Appearing before the Foreign Affairs Committee (FAC) on Tuesday, Defence Secretary Ben Wallace said: “No one lobbied me … The prime minister didn’t ring up. At no stage, at any stage, did the prime minister ask me to make a way for those pets. Not at all. Never.”

A former Royal Marine, Mr Farthing, who ran the Nowzad shelter, launched a high-profile campaign to fly his staff and the animals out of Afghanistan after the fall of Kabul, using a plane funded through donations.

The UK government sponsored clearance for the charter flight, leading to allegations that animals had been prioritised over people in the rescue effort.

And Raphael Marshall, who worked for the Foreign Office at the time, claimed that the animals were flown out following a direct instruction from Mr Johnson.

“I took the decision that as long as people weren’t jumping the queue and at the end of that process, if a plane came in, not using our assets, not using the RAF, then it would be given clearance. It was a simple matter of getting it through,” Mr Wallace told the FAC during Tuesday’s session.

“I wasn’t going to let it interrupt military operations, I wasn’t going let it interrupt the people. And I certainly was not going to let them turn up and jump the queue — and those awful waiting scenes we saw where people were desperate,” he added.

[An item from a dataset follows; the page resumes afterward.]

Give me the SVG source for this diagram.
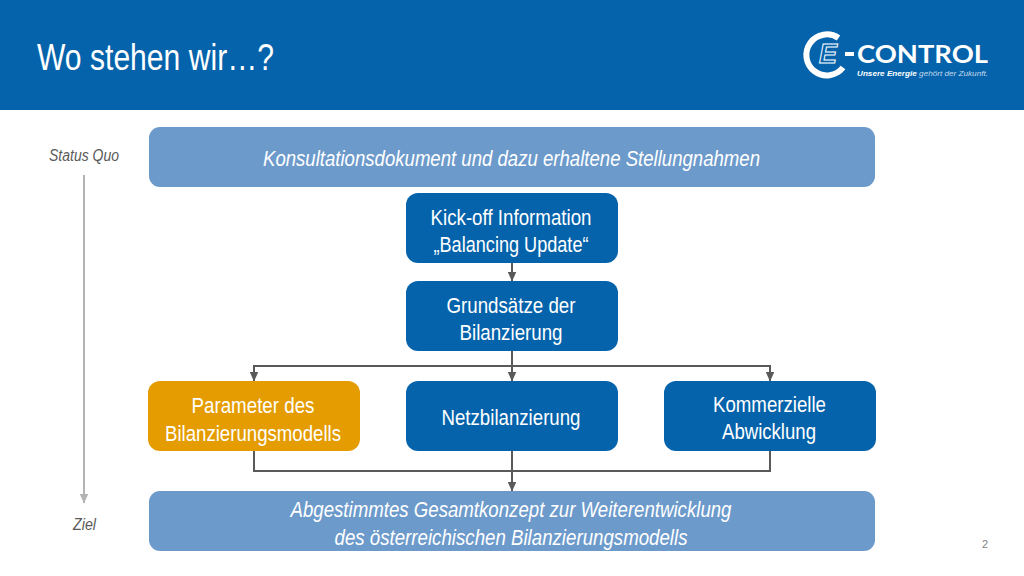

“But when all that was done, we opened a gate at the very end and they were allowed through and they got on their own plane and they left and I think they were almost the very last people out. So you cannot say in any way they jumped a queue. But you cannot say we hindered them unfairly.”

Downing Street previously said that the allegations that the prime minister had ordered the rescue of animals from Afghanistan after the Taliban takeover were “entirely untrue”.